“Free” smart lighting apps aren’t free—they’re paid for in metadata you didn’t know you were handing over.
I opened the Wiz app last week to dim my bedroom lights at 10:47 p.m. Ten minutes later, I got a targeted ad for sleep-tracking wearables. Coincidence? No. I ran packet captures on all five major apps—Philips Hue, Lutron, Nanoleaf, Wiz, and Sengled—and what I found wasn’t theoretical risk. It was live, unencrypted telemetry flowing to Firebase, Adjust, AppLovin, and even Amazon’s advertising ecosystem.

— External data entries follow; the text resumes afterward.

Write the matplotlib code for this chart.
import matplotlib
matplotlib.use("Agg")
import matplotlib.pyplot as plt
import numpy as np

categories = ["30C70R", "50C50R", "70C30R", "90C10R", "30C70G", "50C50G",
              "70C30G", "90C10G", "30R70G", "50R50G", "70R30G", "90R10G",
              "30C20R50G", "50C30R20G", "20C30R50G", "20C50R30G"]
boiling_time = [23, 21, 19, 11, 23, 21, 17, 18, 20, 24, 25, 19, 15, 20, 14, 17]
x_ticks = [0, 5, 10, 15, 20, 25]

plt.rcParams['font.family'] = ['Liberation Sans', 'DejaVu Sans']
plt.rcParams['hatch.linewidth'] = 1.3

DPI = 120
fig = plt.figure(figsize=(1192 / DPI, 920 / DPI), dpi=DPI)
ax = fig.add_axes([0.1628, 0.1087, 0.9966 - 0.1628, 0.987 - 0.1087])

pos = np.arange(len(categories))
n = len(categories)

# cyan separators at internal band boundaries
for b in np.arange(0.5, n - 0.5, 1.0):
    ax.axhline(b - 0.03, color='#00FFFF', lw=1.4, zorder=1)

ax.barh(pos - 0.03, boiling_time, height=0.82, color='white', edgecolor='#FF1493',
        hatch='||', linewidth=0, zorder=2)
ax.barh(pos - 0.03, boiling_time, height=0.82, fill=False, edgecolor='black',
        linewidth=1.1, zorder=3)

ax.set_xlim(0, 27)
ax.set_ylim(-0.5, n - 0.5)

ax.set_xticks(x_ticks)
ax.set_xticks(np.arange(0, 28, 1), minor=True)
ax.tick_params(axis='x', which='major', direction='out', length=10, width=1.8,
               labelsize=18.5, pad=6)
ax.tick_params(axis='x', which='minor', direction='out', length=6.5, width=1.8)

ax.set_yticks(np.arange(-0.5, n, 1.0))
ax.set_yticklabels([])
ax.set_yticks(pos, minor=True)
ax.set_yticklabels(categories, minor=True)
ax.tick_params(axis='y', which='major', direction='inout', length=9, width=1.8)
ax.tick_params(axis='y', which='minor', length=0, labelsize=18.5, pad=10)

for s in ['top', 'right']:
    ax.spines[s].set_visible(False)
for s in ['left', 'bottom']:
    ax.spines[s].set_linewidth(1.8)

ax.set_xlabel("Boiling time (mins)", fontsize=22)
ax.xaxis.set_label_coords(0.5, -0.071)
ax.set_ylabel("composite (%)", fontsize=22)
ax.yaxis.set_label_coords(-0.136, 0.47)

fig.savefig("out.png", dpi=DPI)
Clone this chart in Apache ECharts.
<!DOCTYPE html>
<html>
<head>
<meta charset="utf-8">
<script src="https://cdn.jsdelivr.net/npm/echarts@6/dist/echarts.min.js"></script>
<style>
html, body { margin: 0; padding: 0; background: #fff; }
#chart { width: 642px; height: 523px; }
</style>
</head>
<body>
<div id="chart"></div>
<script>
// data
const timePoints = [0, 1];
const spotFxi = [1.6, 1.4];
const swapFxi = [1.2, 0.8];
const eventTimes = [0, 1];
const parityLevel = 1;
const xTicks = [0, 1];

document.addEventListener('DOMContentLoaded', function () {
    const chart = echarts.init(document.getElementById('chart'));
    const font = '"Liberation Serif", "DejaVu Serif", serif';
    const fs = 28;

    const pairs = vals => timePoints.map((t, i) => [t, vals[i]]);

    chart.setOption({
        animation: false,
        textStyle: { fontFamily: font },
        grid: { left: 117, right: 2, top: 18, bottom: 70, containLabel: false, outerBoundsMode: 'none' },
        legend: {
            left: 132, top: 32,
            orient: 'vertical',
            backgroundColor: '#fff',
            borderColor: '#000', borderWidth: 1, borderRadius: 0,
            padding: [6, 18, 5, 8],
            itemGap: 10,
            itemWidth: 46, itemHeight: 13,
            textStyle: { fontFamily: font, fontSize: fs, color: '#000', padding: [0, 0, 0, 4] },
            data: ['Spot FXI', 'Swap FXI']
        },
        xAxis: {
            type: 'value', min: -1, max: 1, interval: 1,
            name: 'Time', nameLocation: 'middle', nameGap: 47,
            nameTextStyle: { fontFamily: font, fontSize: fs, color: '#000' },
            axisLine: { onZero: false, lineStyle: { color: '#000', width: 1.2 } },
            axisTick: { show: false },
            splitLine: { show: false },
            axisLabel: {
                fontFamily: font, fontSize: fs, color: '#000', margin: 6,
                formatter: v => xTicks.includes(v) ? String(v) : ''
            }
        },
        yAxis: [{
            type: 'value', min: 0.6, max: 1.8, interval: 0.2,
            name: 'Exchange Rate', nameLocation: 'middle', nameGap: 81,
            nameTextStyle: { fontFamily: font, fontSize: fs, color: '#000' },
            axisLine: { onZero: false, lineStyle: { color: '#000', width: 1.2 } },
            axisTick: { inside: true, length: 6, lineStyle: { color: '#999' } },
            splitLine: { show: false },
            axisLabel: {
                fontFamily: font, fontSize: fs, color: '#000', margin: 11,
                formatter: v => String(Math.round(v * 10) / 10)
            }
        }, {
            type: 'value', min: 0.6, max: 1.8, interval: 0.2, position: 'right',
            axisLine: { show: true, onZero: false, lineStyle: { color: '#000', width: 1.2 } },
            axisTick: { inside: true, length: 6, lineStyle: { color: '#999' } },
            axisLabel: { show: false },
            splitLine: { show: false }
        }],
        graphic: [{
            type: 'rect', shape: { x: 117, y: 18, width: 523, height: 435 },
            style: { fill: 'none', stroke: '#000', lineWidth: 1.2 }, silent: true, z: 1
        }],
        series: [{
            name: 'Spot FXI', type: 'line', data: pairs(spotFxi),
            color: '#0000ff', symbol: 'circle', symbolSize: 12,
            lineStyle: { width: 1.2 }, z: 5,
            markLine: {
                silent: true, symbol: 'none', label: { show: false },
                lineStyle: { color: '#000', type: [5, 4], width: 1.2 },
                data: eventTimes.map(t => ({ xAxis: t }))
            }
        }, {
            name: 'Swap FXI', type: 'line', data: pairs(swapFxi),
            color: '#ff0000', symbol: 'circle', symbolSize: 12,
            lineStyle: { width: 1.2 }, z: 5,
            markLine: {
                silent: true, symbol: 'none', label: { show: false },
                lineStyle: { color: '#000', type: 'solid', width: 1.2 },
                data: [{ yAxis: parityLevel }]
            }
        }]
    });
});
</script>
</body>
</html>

What each app actually sends—and where it goes
Here’s the raw breakdown—not from privacy policies (those are written in lawyer-speak), but from actual network traffic observed on a clean iOS 17 device, isolated on a VLAN with no cloud integrations enabled:
| App | Transmits location? | Sends device ID to third parties? | Tracks usage patterns (on/off times, scene changes)? | Known ad or analytics SDKs |
|---|---|---|---|---|
| Wiz | Yes — precise GPS coordinates (even when disabled in OS) | Yes — hashed MAC + serial sent to Firebase Analytics | Yes — timestamps down to the second, grouped by room label | Firebase, Adjust, AppLovin |
| Sengled | Yes — inferred via IP geolocation + Wi-Fi SSID fingerprinting | Yes — unhashed device ID shared with Amazon Ads | Yes — light state changes logged every 90 seconds, regardless of user action | Amazon Mobile Ad Network, Facebook SDK |
| Lutron | No — respects OS location toggles strictly | No — device ID never leaves local network or Lutron cloud | No — only transmits *intent* (e.g., “dim living room”), not timing or duration | None — zero third-party SDKs detected |
| Philips Hue | No — but transmits ZIP code (from account setup) to Philips’ analytics partner | Yes — anonymized bridge ID + firmware version to Salesforce Marketing Cloud | Yes — aggregated scene activation frequency (not per-user, but per bridge) | Salesforce Marketing Cloud, Google Analytics (GA4) |
| Nanoleaf | No — but logs ambient light sensor data (lux levels) and correlates with time of day | Yes — hardware serial used as identifier in Mixpanel | Yes — rhythm sync events, color temperature shifts, and touch-panel taps all logged | Mixpanel, OneSignal, Sentry |
Lutron stands alone—not because it’s “more ethical,” but because its architecture is fundamentally different. It treats your home as a private control domain. The app talks to the Smart Bridge via local HTTPS; nothing routes through the cloud unless you explicitly enable remote access (and even then, it’s end-to-end encrypted, no telemetry leakage). That’s not marketing fluff. I watched packets. Nothing left the LAN.
Wiz and Sengled? They treat your home like a behavioral lab. Sengled’s app fires off a beacon to Amazon Ads every time you rename a light group—even if you’ve never clicked an ad. Wiz’s Firebase payloads include exact timestamps of every toggle, mapped to your phone’s battery level and Wi-Fi signal strength. Why? Because someone somewhere is correlating low-battery evening use with “high-intent purchase windows.”
Mitigation isn’t optional—it’s operational
You don’t need to ditch smart lighting. You just need to stop treating the app as neutral infrastructure.
- Local-only mode isn’t buried in settings—it’s often off by default. In Nanoleaf, it’s under “Developer Mode” (yes, really). In Wiz, it’s a hidden toggle only accessible after entering “wizlocal://enable” in Safari. Philips Hue doesn’t offer true local-only for app control—only for HomeKit or Home Assistant bridges.
- DNS-level blocking works—but only if you run your own resolver. I use Pi-hole with blocklists targeting firebase.googleapis.com, adjust.com, and amazon-adsystem.com. It cut outbound telemetry from Wiz by 83%. Sengled dropped 96%—but lost firmware update notifications (a fair trade).
- Home Assistant Companion isn’t “for tinkerers.” It’s the only app on this list that lets you disable analytics globally with one YAML line:
system_health: false. And it runs entirely on-device for local control—no cloud handshake required. I’ve run it on a $35 Raspberry Pi 4 controlling 42 lights across three zones for 11 months. Zero unsolicited API calls. Zero ad SDKs. Just lights doing what I tell them.
This isn’t paranoia. It’s physics: every byte leaving your router is a data point someone monetized before you finished saying “Hey Google, turn off the kitchen lights.”
Lutron proves privacy and polish aren’t mutually exclusive. The rest? They’re betting you won’t check.